Ashley N. Paddock, ashley.paddock@photonics.com

For the first time, optical nanoantennas can harness the power of plasmonics to study the dynamics of cell membrane biology. A unique artificial biological platform combines a fluid bilayer of lipid molecules with a fixed pattern of nanoantennas to observe biomolecules in motion. The method offers a tool for investigating the immune system’s cellular signaling network.

Researchers from the Department of Energy’s Lawrence Berkeley National Laboratory and the University of California, Berkeley, developed a technique for lacing artificial lipid membranes with billions of gold “bow tie” nanoantennas. Without touching the nanoantennas, a protein travels through plasmonic “hot spots,” which amplify its fluorescent or Raman optical signal thousands of times. 

“Our technique is minimally invasive, since enhancement of optical signals is achieved without requiring the molecules to directly interact with the nanoantenna,” said team leader Jay Groves of Berkeley Lab’s Physical Biosciences division and UC Berkeley’s chemistry department.


Gold triangle nanoparticles paired tip-to-tip in a bow-tie formation serve as optical antennas. When a protein (green dot) bound to a fluorescently labeled SOS catalyst passes through the gaps between opposing tips of the triangles (plasmonic hot spots), fluorescence is amplified. Courtesy of Berkeley Lab.


“This is an important improvement over methods that rely on adsorption of molecules directly onto antennas, where their structure, orientation and behavior can all be altered,” he said.

The team produced billions of gold nanoantennas in a synthetic membrane using a combination of plasma processing and colloidal lithography methods. They created well-defined spacing between each pair of gold triangles in the final array, with a tip-to-tip space between neighboring nanotriangles in the 5- to 100-nm range.

Until now, it was not possible to decouple, or distinguish, the size of the gold nanotriangles – which determine surface plasmon resonance frequency – from the tip-to-tip distance between the individual nanoparticle features. With the team’s colloidal lithography approach, a self-assembling hexagonal monolayer of polymer spheres was used to shadow mask a substrate on which to deposit gold nanoparticles. The removal of the colloidal mask leaves behind large arrays of gold nanotriangles and nanoparticles, upon which the synthetic membrane can be fabricated.

“When we embed our artificial membranes with gold nanoantennas, we can trace the trajectories of freely diffusing individual proteins as they sequentially pass through and are enhanced by the multiple gaps between the triangles,” Groves said. “This allows us to study a realistic system, like a cell, which can involve billions of molecules, without the static entrapment of the molecules.

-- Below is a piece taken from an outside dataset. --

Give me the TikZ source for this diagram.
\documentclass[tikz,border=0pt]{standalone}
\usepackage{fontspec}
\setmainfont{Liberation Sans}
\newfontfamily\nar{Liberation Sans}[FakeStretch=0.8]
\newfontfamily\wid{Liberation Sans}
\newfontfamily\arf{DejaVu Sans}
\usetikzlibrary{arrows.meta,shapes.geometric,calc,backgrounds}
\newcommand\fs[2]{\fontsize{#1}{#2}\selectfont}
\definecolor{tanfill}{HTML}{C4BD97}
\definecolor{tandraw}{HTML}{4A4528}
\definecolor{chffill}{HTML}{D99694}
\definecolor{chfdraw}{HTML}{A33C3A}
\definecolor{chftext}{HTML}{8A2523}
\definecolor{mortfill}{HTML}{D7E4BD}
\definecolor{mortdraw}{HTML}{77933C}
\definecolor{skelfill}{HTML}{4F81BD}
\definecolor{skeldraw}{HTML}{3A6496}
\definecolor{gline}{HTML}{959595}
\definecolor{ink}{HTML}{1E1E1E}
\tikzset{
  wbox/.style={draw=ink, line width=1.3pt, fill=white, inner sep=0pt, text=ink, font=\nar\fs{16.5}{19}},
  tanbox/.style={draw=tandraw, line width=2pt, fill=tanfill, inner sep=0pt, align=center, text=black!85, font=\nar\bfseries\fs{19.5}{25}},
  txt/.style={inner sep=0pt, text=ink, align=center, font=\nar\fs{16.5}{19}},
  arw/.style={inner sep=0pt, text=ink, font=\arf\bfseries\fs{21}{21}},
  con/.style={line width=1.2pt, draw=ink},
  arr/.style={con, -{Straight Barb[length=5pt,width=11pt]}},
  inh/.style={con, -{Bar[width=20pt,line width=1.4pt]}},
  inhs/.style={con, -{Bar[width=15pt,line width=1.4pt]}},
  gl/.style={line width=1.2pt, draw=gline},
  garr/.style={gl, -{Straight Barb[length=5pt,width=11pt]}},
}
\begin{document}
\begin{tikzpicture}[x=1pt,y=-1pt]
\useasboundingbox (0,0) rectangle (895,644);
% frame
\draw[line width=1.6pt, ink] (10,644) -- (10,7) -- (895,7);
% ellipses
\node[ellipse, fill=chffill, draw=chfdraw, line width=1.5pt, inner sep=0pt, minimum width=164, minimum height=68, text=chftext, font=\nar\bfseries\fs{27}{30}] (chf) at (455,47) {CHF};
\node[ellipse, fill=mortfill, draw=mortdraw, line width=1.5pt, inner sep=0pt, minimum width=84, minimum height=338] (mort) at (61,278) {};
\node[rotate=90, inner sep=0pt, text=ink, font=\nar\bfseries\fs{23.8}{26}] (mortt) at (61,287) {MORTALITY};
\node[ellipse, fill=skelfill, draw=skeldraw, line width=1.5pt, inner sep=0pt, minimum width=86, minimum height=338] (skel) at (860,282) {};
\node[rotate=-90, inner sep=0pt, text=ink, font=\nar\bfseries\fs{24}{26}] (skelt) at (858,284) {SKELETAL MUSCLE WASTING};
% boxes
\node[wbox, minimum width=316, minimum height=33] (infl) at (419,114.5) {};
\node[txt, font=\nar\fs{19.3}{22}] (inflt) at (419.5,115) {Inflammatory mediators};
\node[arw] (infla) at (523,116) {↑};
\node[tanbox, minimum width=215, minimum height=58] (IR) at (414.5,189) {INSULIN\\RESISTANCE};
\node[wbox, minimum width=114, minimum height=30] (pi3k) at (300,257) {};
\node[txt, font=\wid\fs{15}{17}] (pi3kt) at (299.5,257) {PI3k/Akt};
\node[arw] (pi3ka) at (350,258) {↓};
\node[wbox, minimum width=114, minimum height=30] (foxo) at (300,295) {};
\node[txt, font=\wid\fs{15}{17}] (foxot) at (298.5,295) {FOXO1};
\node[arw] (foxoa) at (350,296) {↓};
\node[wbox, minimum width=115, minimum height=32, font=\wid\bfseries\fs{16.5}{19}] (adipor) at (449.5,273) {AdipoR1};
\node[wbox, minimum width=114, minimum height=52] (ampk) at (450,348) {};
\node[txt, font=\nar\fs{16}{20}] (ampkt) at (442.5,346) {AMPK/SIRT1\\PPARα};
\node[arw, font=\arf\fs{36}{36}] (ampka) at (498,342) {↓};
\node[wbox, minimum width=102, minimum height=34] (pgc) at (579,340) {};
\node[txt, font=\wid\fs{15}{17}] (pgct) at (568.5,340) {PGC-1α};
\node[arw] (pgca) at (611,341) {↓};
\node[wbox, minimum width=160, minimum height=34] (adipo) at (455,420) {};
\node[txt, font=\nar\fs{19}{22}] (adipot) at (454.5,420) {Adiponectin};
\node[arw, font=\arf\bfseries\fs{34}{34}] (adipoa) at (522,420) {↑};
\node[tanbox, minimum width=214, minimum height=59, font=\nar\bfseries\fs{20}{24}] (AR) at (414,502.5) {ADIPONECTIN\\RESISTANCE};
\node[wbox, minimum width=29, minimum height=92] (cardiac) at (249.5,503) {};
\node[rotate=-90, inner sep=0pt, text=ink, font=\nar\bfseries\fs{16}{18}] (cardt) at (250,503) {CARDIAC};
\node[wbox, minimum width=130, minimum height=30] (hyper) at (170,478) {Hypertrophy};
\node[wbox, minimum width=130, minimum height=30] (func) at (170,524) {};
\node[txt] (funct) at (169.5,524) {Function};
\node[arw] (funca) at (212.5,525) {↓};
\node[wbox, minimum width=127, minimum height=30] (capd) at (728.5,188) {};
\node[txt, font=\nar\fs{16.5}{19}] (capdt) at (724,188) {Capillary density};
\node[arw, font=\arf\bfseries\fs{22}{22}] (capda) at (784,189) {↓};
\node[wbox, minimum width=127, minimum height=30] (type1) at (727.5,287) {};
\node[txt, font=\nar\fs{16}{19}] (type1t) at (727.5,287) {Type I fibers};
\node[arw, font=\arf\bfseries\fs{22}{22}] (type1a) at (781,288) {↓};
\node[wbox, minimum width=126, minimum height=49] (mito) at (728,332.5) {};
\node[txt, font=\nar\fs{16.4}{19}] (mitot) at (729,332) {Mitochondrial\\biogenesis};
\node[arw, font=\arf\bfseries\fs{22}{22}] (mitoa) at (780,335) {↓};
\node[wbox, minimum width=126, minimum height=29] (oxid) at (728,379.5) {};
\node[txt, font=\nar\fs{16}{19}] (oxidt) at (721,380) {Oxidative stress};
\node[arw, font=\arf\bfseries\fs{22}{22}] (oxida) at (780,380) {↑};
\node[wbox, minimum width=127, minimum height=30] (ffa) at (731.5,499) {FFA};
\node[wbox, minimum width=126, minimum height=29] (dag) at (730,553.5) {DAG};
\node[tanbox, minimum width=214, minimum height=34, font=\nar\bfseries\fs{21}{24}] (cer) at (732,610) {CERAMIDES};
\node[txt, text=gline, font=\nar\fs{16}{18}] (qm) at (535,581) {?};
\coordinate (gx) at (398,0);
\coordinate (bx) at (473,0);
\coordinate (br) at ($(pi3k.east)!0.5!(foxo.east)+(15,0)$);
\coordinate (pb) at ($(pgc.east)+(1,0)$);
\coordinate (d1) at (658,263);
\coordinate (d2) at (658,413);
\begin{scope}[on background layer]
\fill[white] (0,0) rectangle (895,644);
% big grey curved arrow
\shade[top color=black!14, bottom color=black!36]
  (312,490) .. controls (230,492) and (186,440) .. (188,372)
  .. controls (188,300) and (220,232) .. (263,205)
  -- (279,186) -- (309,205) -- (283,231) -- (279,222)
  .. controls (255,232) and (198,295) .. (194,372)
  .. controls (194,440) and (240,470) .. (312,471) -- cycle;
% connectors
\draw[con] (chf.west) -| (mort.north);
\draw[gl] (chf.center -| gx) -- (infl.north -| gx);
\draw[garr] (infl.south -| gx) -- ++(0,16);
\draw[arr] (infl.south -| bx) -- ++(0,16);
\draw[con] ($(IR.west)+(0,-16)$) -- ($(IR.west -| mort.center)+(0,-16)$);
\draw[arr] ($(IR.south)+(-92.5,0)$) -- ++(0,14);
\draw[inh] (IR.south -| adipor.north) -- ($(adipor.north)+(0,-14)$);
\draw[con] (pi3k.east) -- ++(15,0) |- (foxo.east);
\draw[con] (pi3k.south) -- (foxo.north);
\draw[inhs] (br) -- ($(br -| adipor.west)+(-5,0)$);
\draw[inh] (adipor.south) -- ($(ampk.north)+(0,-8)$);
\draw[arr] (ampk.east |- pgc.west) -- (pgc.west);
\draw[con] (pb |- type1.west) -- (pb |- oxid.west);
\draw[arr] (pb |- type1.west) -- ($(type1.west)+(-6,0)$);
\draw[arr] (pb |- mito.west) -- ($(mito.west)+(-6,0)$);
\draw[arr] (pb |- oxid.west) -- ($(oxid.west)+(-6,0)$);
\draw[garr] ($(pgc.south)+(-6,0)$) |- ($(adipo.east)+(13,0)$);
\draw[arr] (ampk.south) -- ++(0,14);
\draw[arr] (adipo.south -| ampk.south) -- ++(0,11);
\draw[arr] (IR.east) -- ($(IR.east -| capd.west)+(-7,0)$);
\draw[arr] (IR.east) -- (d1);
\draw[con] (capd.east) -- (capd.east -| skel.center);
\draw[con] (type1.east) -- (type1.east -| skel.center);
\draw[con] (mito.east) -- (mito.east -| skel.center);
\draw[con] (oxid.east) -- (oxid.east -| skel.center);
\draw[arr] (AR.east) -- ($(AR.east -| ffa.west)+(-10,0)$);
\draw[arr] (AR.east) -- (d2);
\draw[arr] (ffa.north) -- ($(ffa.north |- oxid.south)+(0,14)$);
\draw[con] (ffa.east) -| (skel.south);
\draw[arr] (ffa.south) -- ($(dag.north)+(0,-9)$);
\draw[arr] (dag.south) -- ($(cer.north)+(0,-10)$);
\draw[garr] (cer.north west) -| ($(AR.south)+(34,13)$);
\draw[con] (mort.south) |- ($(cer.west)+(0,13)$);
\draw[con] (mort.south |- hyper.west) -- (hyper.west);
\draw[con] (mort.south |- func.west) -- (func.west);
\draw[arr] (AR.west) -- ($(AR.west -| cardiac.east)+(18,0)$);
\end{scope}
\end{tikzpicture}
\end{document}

“The idea that optical nanoantennas can produce the kinds of enhanced signals we are observing has been known for years, but this is the first time that nanoantennas have been fabricated into a fluid membrane so that we can observe every molecule in the system as it passes through the antenna array. This is more than a proof of concept; we’ve shown that we now have a useful new tool to add to our repertoire.”

The work, which was supported by the DoE Office of Science, appeared in Nano Letters (doi: 10.1021/nl300294b).